Your issue is most likely the data region. “async” isn’t a valid clause on a structured data region (i.e. !$acc data / !$acc end data) and can only be used on an unstructured data region (i.e. !$acc enter data / !$acc exit data). Hence the code is most likely blocking there.

For a tutorial on using async, here’s a set of slides by Jeff Larkin which is derived from his chapter in the Parallel Programing with OpenACC book

For which examples can be found at:

The caveat being that functionally the host will still block when copying data back from the host (i.e. “update self(arr) async(Qid)”) so it’s better to not include copies back to the host until after all GPU computation is complete.

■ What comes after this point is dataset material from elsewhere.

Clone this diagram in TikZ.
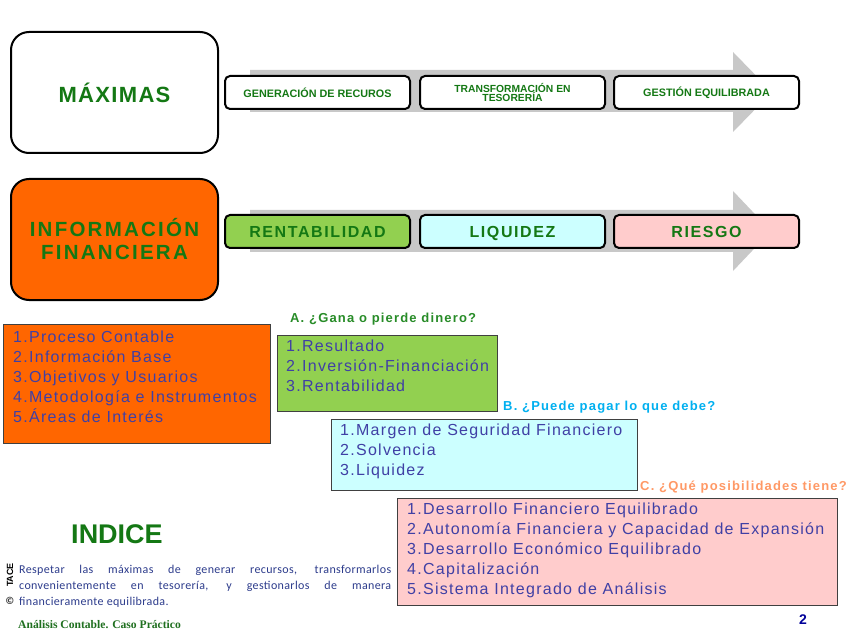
\documentclass[tikz,border=0pt]{standalone}
\usepackage{fontspec}
\setmainfont{Liberation Sans}
\newfontfamily\lsp[LetterSpace=8]{Liberation Sans}
\newfontfamily\lsh[LetterSpace=9]{Liberation Sans}
\newfontfamily\lst[LetterSpace=10]{Liberation Sans}
\newfontfamily\lsm[LetterSpace=6]{Liberation Sans}
\newfontfamily\lsi[LetterSpace=11]{Liberation Sans}
\newfontfamily\lsc{Liberation Sans}
\newfontfamily\parfont[LetterSpace=3]{Carlito}
\newfontfamily\serfont{Liberation Serif}
\newfontfamily\dejafont{DejaVu Sans}
\definecolor{orng}{RGB}{255,102,0}
\definecolor{grfill}{RGB}{146,208,80}
\definecolor{cyfill}{RGB}{204,255,255}
\definecolor{pkfill}{RGB}{255,204,204}
\definecolor{ttgreen}{RGB}{20,120,20}
\definecolor{listblue}{RGB}{64,64,165}
\definecolor{hdgreen}{RGB}{40,140,40}
\definecolor{hdcyan}{RGB}{0,176,240}
\definecolor{hdorange}{RGB}{255,153,102}
\definecolor{parblue}{RGB}{45,60,140}
\definecolor{bandgray}{RGB}{200,200,200}
\definecolor{boxedge}{RGB}{64,64,64}
\begin{document}
\begin{tikzpicture}[x=1pt,y=-1pt,
  bigbox/.style={draw=black,line width=2pt,rounded corners=18pt,minimum width=207pt,minimum height=121pt,inner sep=0pt},
  rowbox/.style={draw=black,line width=2pt,rounded corners=5pt,minimum height=33pt,inner sep=0pt,align=center},
  smalltitle/.style={font={\lsc\bfseries\fontsize{10.8}{10}\selectfont},text=ttgreen},
  bigtitle/.style={font={\lst\bfseries\fontsize{16}{16}\selectfont},text=ttgreen,text height=11.5pt,text depth=0pt},
  listbox/.style={draw=boxedge,line width=1.3pt,inner sep=0pt,anchor=north west},
  listtext/.style={font={\lsp\fontsize{16}{20}\selectfont},text=listblue,align=left,inner sep=0pt,anchor=north west},
  qhead/.style={font={\lsh\bfseries\fontsize{13}{13}\selectfont},inner sep=0pt,anchor=base west},
  band/.style={fill=bandgray,draw=none}
]
\useasboundingbox (0,0) rectangle (848,636);
\fill[white] (0,0) rectangle (848,636);

% gray arrows
\fill[band] (250,70) -- (733,70) -- (733,52) -- (772,92) -- (733,132) -- (733,112) -- (250,112) -- cycle;
\fill[band] (250,210) -- (733,210) -- (733,191) -- (771,231) -- (733,271) -- (733,252) -- (250,252) -- cycle;

% big boxes
\node[bigbox,fill=white,anchor=north west] (max) at (10,31) {};
\node[font={\lsm\bfseries\fontsize{22}{22}\selectfont},text=ttgreen] (maxt) at (max.center) {MÁXIMAS};
\node[bigbox,fill=orng,anchor=north west] (inf) at (10,178) {};
\node[font={\lsi\bfseries\fontsize{20.5}{23}\selectfont},text=ttgreen,align=center] (inft) at (inf.center) {INFORMACIÓN\\FINANCIERA};

% row 1 boxes
\node[rowbox,fill=white,minimum width=185pt,anchor=north west,smalltitle] (gen) at (224,75) {GENERACIÓN DE RECUROS};
\node[rowbox,fill=white,minimum width=185pt,anchor=north west,smalltitle,font={\lsc\bfseries\fontsize{10.3}{9.5}\selectfont}] (tra) at (419,75) {TRANSFORMACIÓN EN\\TESORERÍA};
\node[rowbox,fill=white,minimum width=185pt,anchor=north west,smalltitle] (ges) at (613,75) {GESTIÓN EQUILIBRADA};

% row 2 boxes
\node[rowbox,fill=grfill,minimum width=185pt,anchor=north west,bigtitle] (ren) at (224,214) {RENTABILIDAD};
\node[rowbox,fill=cyfill,minimum width=185pt,anchor=north west,bigtitle] (liq) at (419,214) {LIQUIDEZ};
\node[rowbox,fill=pkfill,minimum width=185pt,anchor=north west,bigtitle] (rie) at (613,214) {RIESGO};

% list boxes
\node[listbox,fill=orng,minimum width=267pt,minimum height=119pt] (proc) at (3,324) {};
\node[listtext] (proct) at (13,331) {1.Proceso Contable\\2.Información Base\\3.Objetivos y Usuarios\\4.Metodología e Instrumentos\\5.Áreas de Interés};

\node[qhead,text=hdgreen] (qa) at (290,322.5) {A. ¿Gana o pierde dinero?};
\node[listbox,fill=grfill,minimum width=220pt,minimum height=76pt] (ga) at (277,335) {};
\node[listtext] (gat) at (286,340) {1.Resultado\\2.Inversión-Financiación\\3.Rentabilidad};

\node[qhead,text=hdcyan] (qb) at (503,410.5) {B. ¿Puede pagar lo que debe?};
\node[listbox,fill=cyfill,minimum width=306pt,minimum height=71pt] (pb) at (331,419) {};
\node[listtext] (pbt) at (340,424) {1.Margen de Seguridad Financiero\\2.Solvencia\\3.Liquidez};

\node[qhead,text=hdorange] (qc) at (640,490.5) {C. ¿Qué posibilidades tiene?};
\node[listbox,fill=pkfill,minimum width=440pt,minimum height=107pt] (pc) at (397,498) {};
\node[listtext] (pct) at (407,503) {1.Desarrollo Financiero Equilibrado\\2.Autonomía Financiera y Capacidad de Expansión\\3.Desarrollo Económico Equilibrado\\4.Capitalización\\5.Sistema Integrado de Análisis};

% indice
\node[font={\lsc\bfseries\fontsize{27}{28}\selectfont},text=ttgreen,inner sep=0pt,anchor=base] (ind) at (117,543) {INDICE};

\node[font={\parfont\fontsize{12}{16}\selectfont},text=parblue,text width=372pt,align=justify,inner sep=0pt,anchor=north west] (par) at (19,565) {Respetar las máximas de generar recursos, transformarlos\linebreak convenientemente en tesorería, y gestionarlos de manera\linebreak financieramente equilibrada.};
\node[font={\lsc\bfseries\fontsize{9}{9}\selectfont},rotate=90,inner sep=0pt] (tace) at (10,575) {TACE};
\node[font={\dejafont\bfseries\fontsize{10}{10}\selectfont},text=black!75,inner sep=0pt] (copy) at (10,601) {©};

\node[font={\serfont\bfseries\fontsize{11.6}{12}\selectfont},text=hdgreen!80!black,inner sep=0pt,anchor=base west] (foot) at (18,628) {Análisis Contable. Caso Práctico};
\node[font={\lsc\bfseries\fontsize{14}{14}\selectfont},text={rgb,255:red,0;green,0;blue,153},inner sep=0pt] (pg) at (803,620) {2};
\end{tikzpicture}
\end{document}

Thank you for the fast reply

I did not know that async cannot be used on structured data clause, and you are right, that is most likely my problem.
The reason I have the async is because I do not want the CPU-thread to spin-wait for the data

In the full code, I launch many OpenMP task, each of which execute the code shown previously but for different data. Therefore I would not want my CPU-thread to wait for the data, but rather continue with its work.

I did try with an unstructured data region, but this did not seem to work properly when accessing arrays from a class (self%mem). Could this be caused by compiler flag missing, or is this a known issue with the current OpenACC version?

Regards, Michael

There shouldn’t be any reason why this to work, but without an example it’s difficult for me to know what the problem is. Any details you can provide as to what the actual error is (runtime? compilation? verification?), would be helpful.

You might try using our Deep Copy feature (-gpu=deepcopy) which will implicitly do a deep copy of the class so you only need:

!$acc enter data copyin(self)

But I have no idea if this will fix the problem you’re seeing.